I’m tired of talking about the financials, about oil and commodities. Let’s talk tech for a moment instead: The Larry Ellison model of a consolidating software space is gaining acceptance as the destiny for a software market riddled with too many companies and solutions.

In an earnings season that had very little good news I was encouraged by the number of software stocks reporting positive surprises. Despite the weakness today, Symantec (SYMC), BMC Software (BMC), Autodesk (ADSK) and Sybase (SY), to name a few, have been out-performing the broad market. We crunched some numbers and found that Open Text (OTEX) looked good in my firm's models and I accumulated some shares coming off a great quarter, about 6% higher than yesterday’s close.
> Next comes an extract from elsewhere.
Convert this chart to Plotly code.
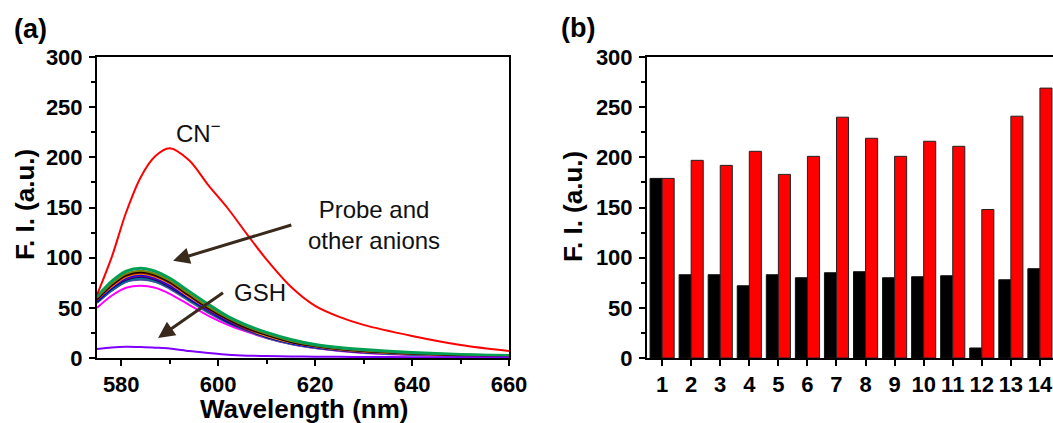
import plotly.graph_objects as go

# ---------------- data ----------------
wavelength = [575, 578, 581, 584, 587, 590, 594, 598, 602, 606, 610, 615, 620, 625, 630, 640, 650, 660]

cn_curve = [63, 100, 145, 180, 201, 209, 197, 172, 149, 123, 98, 71, 52, 41, 33, 22, 13, 7]
gsh_curve = [9, 10.5, 11.3, 11, 10.3, 9.5, 7, 5, 3.2, 2.3, 2, 1.6, 1.3, 1.2, 1, 0.8, 0.6, 0.5]

other_names = ["magenta", "slate", "royal", "darkcyan", "navy", "purple", "blue",
               "orange", "wine", "black", "olive", "green2", "green1"]
other_colors = ["#FF00FF", "#555599", "#3050A0", "#008080", "#000080", "#800080", "#0000FF",
                "#FF8000", "#800000", "#000000", "#808000", "#009966", "#00A050"]
other_curves = [
    [50, 62, 70, 72, 70, 64, 53, 42, 33, 26, 20, 14, 10, 7, 5, 3, 2, 1.5],
    [55, 67, 76, 78, 76, 69, 57, 45, 35, 27, 20, 14, 10, 7.5, 5.5, 3.5, 2.5, 1.5],
    [55, 67, 76, 79, 76, 70, 58, 46, 35, 27, 21, 14.5, 10.5, 7.5, 5.5, 3.5, 2.5, 1.5],
    [56, 68, 77, 80, 77, 71, 58, 46, 36, 28, 21, 14.5, 10.5, 8, 6, 3.5, 2.5, 1.5],
    [56, 69, 78, 81, 78, 71, 59, 47, 36, 28, 21, 15, 11, 8, 6, 4, 2.5, 2],
    [57, 70, 79, 82, 79, 72, 60, 47, 37, 28, 22, 15, 11, 8, 6, 4, 2.5, 2],
    [57, 70, 80, 83, 80, 73, 60, 48, 37, 29, 22, 15, 11, 8.5, 6.5, 4, 3, 2],
    [58, 71, 81, 84, 81, 74, 61, 49, 38, 29, 22, 15.5, 11.5, 8.5, 6.5, 4, 3, 2],
    [58, 72, 82, 85, 82, 75, 62, 49, 38, 29, 23, 16, 12, 9, 7, 4.5, 3, 2],
    [59, 73, 83, 86, 83, 76, 63, 50, 39, 30, 23, 16, 12, 9, 7, 4.5, 3, 2],
    [60, 74, 84, 87, 84, 77, 64, 51, 40, 31, 24, 17, 12.5, 9.5, 7.5, 5, 3.5, 2.5],
    [61, 76, 86, 89, 86, 79, 66, 53, 41, 32, 25, 18, 13, 10, 8, 5, 3.5, 2.5],
    [62, 77, 87, 90, 87, 80, 67, 54, 42, 33, 26, 19, 14, 11, 9, 6, 4, 3],
]

bar_categories = list(range(1, 15))
bar_black = [179, 83, 83, 72, 83, 80, 85, 86, 80, 81, 82, 10, 78, 89]
bar_red = [179, 197, 192, 206, 183, 201, 240, 219, 201, 216, 211, 148, 241, 269]

# ---------------- layout helpers ----------------
W, H = 1053, 423
def px(x):
    return x / W
def py(y):
    return 1 - y / H

FONT = "Arial, Liberation Sans, sans-serif"
y_dom = [py(358), py(57)]

fig = go.Figure()

for name, color, vals in zip(other_names, other_colors, other_curves):
    fig.add_trace(go.Scatter(x=wavelength, y=vals, mode="lines", name=name,
                             line=dict(color=color, width=2, shape="spline", smoothing=0.8),
                             xaxis="x", yaxis="y"))
fig.add_trace(go.Scatter(x=wavelength, y=gsh_curve, mode="lines", name="GSH",
                         line=dict(color="#8000FF", width=2, shape="spline", smoothing=0.8),
                         xaxis="x", yaxis="y"))
fig.add_trace(go.Scatter(x=wavelength, y=cn_curve, mode="lines", name="CN",
                         line=dict(color="#FF0000", width=2, shape="spline", smoothing=0.9),
                         xaxis="x", yaxis="y"))

fig.add_trace(go.Bar(x=bar_categories, y=bar_black, marker=dict(color="#000000", line=dict(color="#111111", width=1)),
                     xaxis="x2", yaxis="y2", name="black"))
fig.add_trace(go.Bar(x=bar_categories, y=bar_red, marker=dict(color="#FF0000", line=dict(color="#222222", width=1)),
                     xaxis="x2", yaxis="y2", name="red"))

tickfont = dict(family=FONT, size=22, color="black", weight="bold")
common_axis = dict(showgrid=False, zeroline=False, showline=True, linecolor="black", linewidth=2,
                   ticks="outside", ticklen=6, tickwidth=2, tickcolor="black", tickfont=tickfont,
                   automargin=False)

fig.update_layout(
    width=W, height=H, margin=dict(l=0, r=0, t=0, b=0, autoexpand=False),
    paper_bgcolor="white", plot_bgcolor="white", showlegend=False,
    barmode="group", bargap=0.17, bargroupgap=0,
    xaxis=dict(domain=[px(97), px(509)], range=[575, 660], tick0=580, dtick=20,
               mirror=True, anchor="y", ticklabelstandoff=0,
               minor=dict(ticks="outside", dtick=10, ticklen=4, tickwidth=2, tickcolor="black"),
               **common_axis),
    yaxis=dict(domain=y_dom, range=[0, 300], dtick=50, mirror=True, anchor="x",
               ticklabelstandoff=2,
               minor=dict(ticks="outside", dtick=25, ticklen=4, tickwidth=2, tickcolor="black"),
               **common_axis),
    xaxis2=dict(domain=[px(647), 1.0], range=[0.48, 14.45], tickmode="array",
                tickvals=bar_categories, ticktext=[str(c) for c in bar_categories],
                mirror=True, anchor="y2", ticklabelstandoff=0, **common_axis),
    yaxis2=dict(domain=y_dom, range=[0, 300], dtick=50, anchor="x2", ticklabelstandoff=2,
                minor=dict(ticks="outside", dtick=25, ticklen=4, tickwidth=2, tickcolor="black"),
                **common_axis),
)

ann_font = dict(family=FONT, size=24, color="#111111")
title_font = dict(family=FONT, size=26, color="black", weight="bold")
label_font = dict(family=FONT, size=27, color="black", weight="bold")

def centered(text, x, y, font, **kw):
    return dict(text=text, x=px(x), y=py(y), xref="paper", yref="paper", showarrow=False,
                xanchor="center", yanchor="middle", font=font, **kw)

annotations = [
    centered("(a)", 30, 29, label_font),
    centered("(b)", 578, 28, label_font),
    centered("Wavelength (nm)", 304, 409, title_font),
    centered("F. I. (a.u.)", 25, 205, title_font, textangle=-90),
    centered("F. I. (a.u.)", 573, 207, title_font, textangle=-90),
    dict(text="CN<sup>−</sup>", x=595.8, y=225, xref="x", yref="y", showarrow=False,
         xanchor="center", yanchor="middle", font=ann_font),
    dict(text="Probe and<br>other anions", x=632.2, y=133, xref="x", yref="y",
         showarrow=False, align="center", xanchor="center", yanchor="middle", font=ann_font),
    dict(text="GSH", x=608.7, y=65, xref="x", yref="y", showarrow=False,
         xanchor="center", yanchor="middle", font=ann_font),
    dict(text="", x=590.7, y=97, xref="x", yref="y", ax=615.4, ay=133, axref="x", ayref="y",
         showarrow=True, arrowhead=2, arrowsize=1.1, arrowwidth=3, arrowcolor="#3a2a1c"),
    dict(text="", x=587.6, y=20, xref="x", yref="y", ax=601.3, ay=66, axref="x", ayref="y",
         showarrow=True, arrowhead=2, arrowsize=1.1, arrowwidth=3, arrowcolor="#3a2a1c"),
]
fig.update_layout(annotations=annotations)

fig.write_html("out.html")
OTEX is a leader in the Enterprise Content Management space and there has been consistent M&A noise in this sector, especially on the heels of recent acquisitions at IBM (IBM), Hewlett-Packard (HPQ) and EMC (EMC).
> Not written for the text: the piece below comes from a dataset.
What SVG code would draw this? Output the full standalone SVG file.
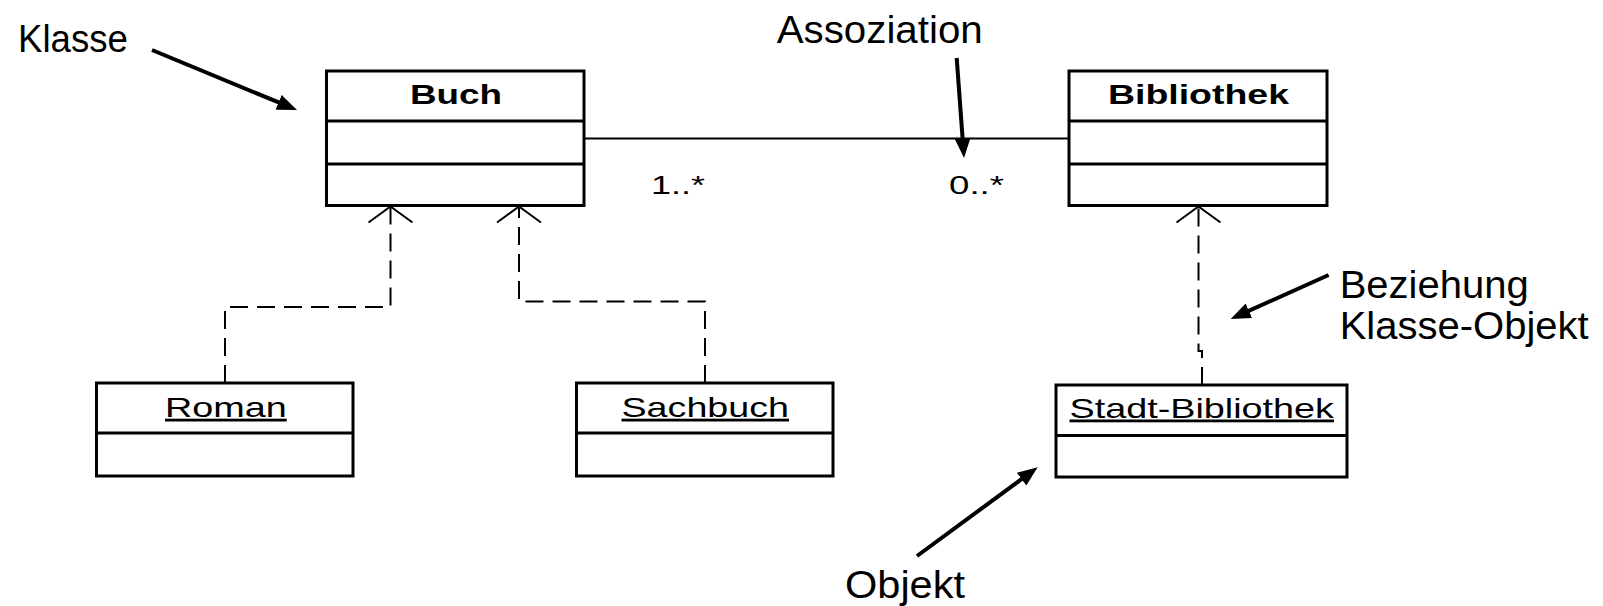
<svg xmlns="http://www.w3.org/2000/svg" width="1603" height="606" viewBox="0 0 1603 606">
  <style>
    .box { fill: #fff; stroke: #000; stroke-width: 3; }
    .div { stroke: #000; stroke-width: 3; }
    .cls { font-family: "Liberation Sans", Arial, sans-serif; font-size: 27px; font-weight: bold; fill: #000; }
    .obj { font-family: "Liberation Sans", Arial, sans-serif; font-size: 28px; fill: #000; text-decoration: underline; }
    .mult { font-family: "Liberation Sans", Arial, sans-serif; font-size: 26px; fill: #000; }
    .note { font-family: "Liberation Sans", Arial, sans-serif; font-size: 38px; fill: #000; }
    .assoc { stroke: #000; stroke-width: 2; fill: none; }
    .dep { stroke: #000; stroke-width: 2; fill: none; stroke-dasharray: 18 9; }
    .open { stroke: #000; stroke-width: 2; fill: none; }
    .pointer { stroke: #000; stroke-width: 4; fill: none; marker-end: url(#head); }
  </style>
  <defs>
    <marker id="head" viewBox="0 0 20 16" refX="10" refY="8" markerWidth="20" markerHeight="16" markerUnits="userSpaceOnUse" orient="auto">
      <path d="M0,0 L20,8 L0,16 Z" fill="#000"/>
    </marker>
  </defs>

  <rect width="1603" height="606" fill="#fff"/>

  <!-- connectors -->
  <g id="connectors">
    <!-- association Buch - Bibliothek -->
    <line class="assoc" x1="584" y1="138.5" x2="1069" y2="138.5"/>
    <text class="mult" x="651" y="194" textLength="54" lengthAdjust="spacingAndGlyphs">1..*</text>
    <text class="mult" x="949" y="194" textLength="55" lengthAdjust="spacingAndGlyphs">0..*</text>

    <!-- instance-of dependencies -->
    <path class="dep" d="M225,383 V307 H390.5 V208"/>
    <path class="open" d="M368.5,222.5 L390.5,206.5 L412.5,222.5"/>
    <path class="dep" d="M705,383 V301.5 H519 V208"/>
    <path class="open" d="M497,222.5 L519,206.5 L541,222.5"/>
    <path class="dep" d="M1202,385 V351 H1198.5 V208"/>
    <path class="open" d="M1176.5,222.5 L1198.5,206.5 L1220.5,222.5"/>
  </g>

  <!-- classes -->
  <g id="buch">
    <rect class="box" x="326.5" y="71" width="257.5" height="134.5"/>
    <line class="div" x1="326.5" y1="121" x2="584" y2="121"/>
    <line class="div" x1="326.5" y1="164" x2="584" y2="164"/>
    <text class="cls" x="410" y="104.3" textLength="92" lengthAdjust="spacingAndGlyphs">Buch</text>
  </g>
  <g id="bibliothek">
    <rect class="box" x="1069" y="71" width="258" height="134.5"/>
    <line class="div" x1="1069" y1="121" x2="1327" y2="121"/>
    <line class="div" x1="1069" y1="164" x2="1327" y2="164"/>
    <text class="cls" x="1108" y="104.3" textLength="181" lengthAdjust="spacingAndGlyphs">Bibliothek</text>
  </g>

  <!-- objects -->
  <g id="roman">
    <rect class="box" x="96.5" y="383" width="256.5" height="93"/>
    <line class="div" x1="96.5" y1="433" x2="353" y2="433"/>
    <text class="obj" x="165" y="416.7" textLength="121.7" lengthAdjust="spacingAndGlyphs">Roman</text>
  </g>
  <g id="sachbuch">
    <rect class="box" x="576.5" y="383" width="256.5" height="93"/>
    <line class="div" x1="576.5" y1="433" x2="833" y2="433"/>
    <text class="obj" x="621.5" y="416.7" textLength="167.5" lengthAdjust="spacingAndGlyphs">Sachbuch</text>
  </g>
  <g id="stadt-bibliothek">
    <rect class="box" x="1056" y="385" width="291" height="92"/>
    <line class="div" x1="1056" y1="435.5" x2="1347" y2="435.5"/>
    <text class="obj" x="1069.5" y="417.5" textLength="264.5" lengthAdjust="spacingAndGlyphs">Stadt-Bibliothek</text>
  </g>

  <!-- annotations -->
  <g id="label-klasse">
    <text class="note" x="18" y="51.7" textLength="110" lengthAdjust="spacingAndGlyphs">Klasse</text>
    <line class="pointer" x1="152" y1="50" x2="287.8" y2="106.2"/>
  </g>
  <g id="label-assoziation">
    <text class="note" x="776.7" y="43.3" textLength="206" lengthAdjust="spacingAndGlyphs">Assoziation</text>
    <line class="pointer" x1="956.7" y1="58" x2="963.3" y2="148"/>
  </g>
  <g id="label-beziehung">
    <text class="note" x="1339.7" y="298" textLength="189" lengthAdjust="spacingAndGlyphs">Beziehung</text>
    <text class="note" x="1339.7" y="339" textLength="249" lengthAdjust="spacingAndGlyphs">Klasse-Objekt</text>
    <line class="pointer" x1="1328.6" y1="275" x2="1239.8" y2="314.9"/>
  </g>
  <g id="label-objekt">
    <text class="note" x="845" y="598" textLength="120" lengthAdjust="spacingAndGlyphs">Objekt</text>
    <line class="pointer" x1="917" y1="556" x2="1029.6" y2="473.2"/>
  </g>
</svg>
The question I kept asking myself was “Why is the short position so large?”

Actually, "large" doesn’t really cover it. According to NASDAQ, short interest is over 17 million shares, which is a staggering 34% of the float and over 25 days to cover.

In any event RBC Asset Management disclosed in a recent 13-G filing it had accumulated an 11% stake in OTEX.

Now clearly someone is wrong here and wrong in a big way. With the stakes so high on both sides of the table we have a very combustible mixture. The next few weeks should be very interesting.

I guess you know who I’m pulling for.